Market research firm Euromonitor International indicates that over 70% of Chinese firms operating in Southeast Asia plan further expansion. The region also hosts some of the fastest-growing smartphone markets, with social media playing a significant role in turbocharging product popularity. Pop Mart’s Labubu figurines, for instance, achieved global phenomenon status with minimal traditional advertising. In the US, Pop Mart’s sales have reportedly grown by 900% since 2024. Despite recent stock market volatility, the company’s valuation surpasses that of U.S. toy giants Hasbro and Mattel, combined with Sanrio, the Japanese firm behind Hello Kitty.
Domestic Pressures Fuel Global Ambitions
The outward push, known in China as “chuhai” (going out to sea), is increasingly driven by domestic economic conditions. A sluggish economy, intense competition, and a declining birth rate have altered consumer spending habits and constrained growth, compelling companies to seek opportunities abroad.
This shift is impacting established foreign brands. Starbucks’ market share in China has more than halved since 2019, with local competitor Luckin Coffee now operating nearly four times as many stores in the country. Luckin’s mobile-first strategy has enabled it to maintain low costs and rapid service. In November, Starbucks announced a deal to sell a controlling stake in its Chinese operations to Hong Kong-based Boyu Capital.
Despite a significant accounting scandal in 2020, Luckin has continued its expansion both domestically and internationally, including in Singapore, Malaysia, and New York, and is reportedly planning a return to the U.S. stock market.

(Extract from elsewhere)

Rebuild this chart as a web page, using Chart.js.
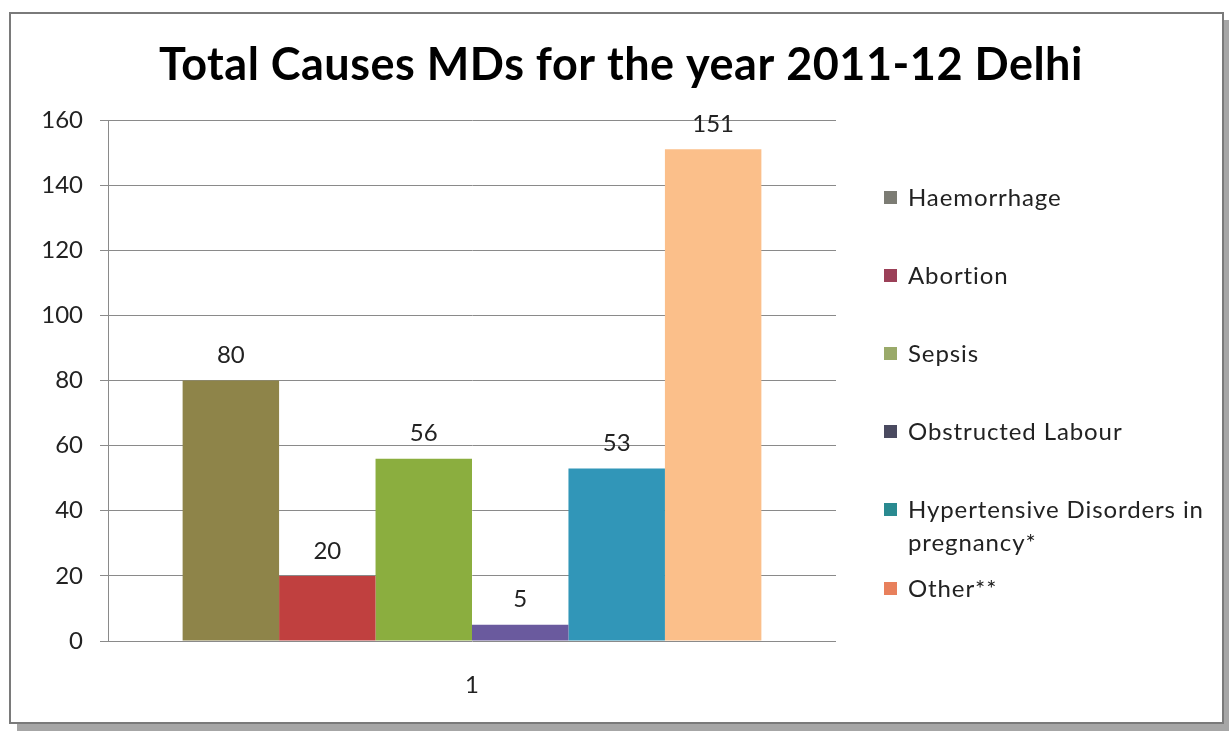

Challenges and Shifting Perceptions
Analysts suggest that perceptions of Chinese companies are evolving. The traditional association of “Made in China” with low prices is giving way to recognition of innovation and design leadership. “Brands like BYD combine superior quality with emotional storytelling and local adaptation,” says marketing expert Foo Siew-Ting.
Nevertheless, challenges persist. Tariffs, geopolitical scrutiny, and data security concerns continue to complicate international expansion, as evidenced by cases involving companies like Huawei and TikTok. Questions also linger regarding the long-term sustainability of rapid growth for brands such as Shein and Temu in Western markets.
Despite these hurdles, the trajectory is clear: Chinese companies are increasingly defined by their innovation and ability to capitalize on consumer trends, rather than solely by low prices. They are actively building brands, adapting to local market nuances, and competing directly with, and in some cases surpassing, established global players.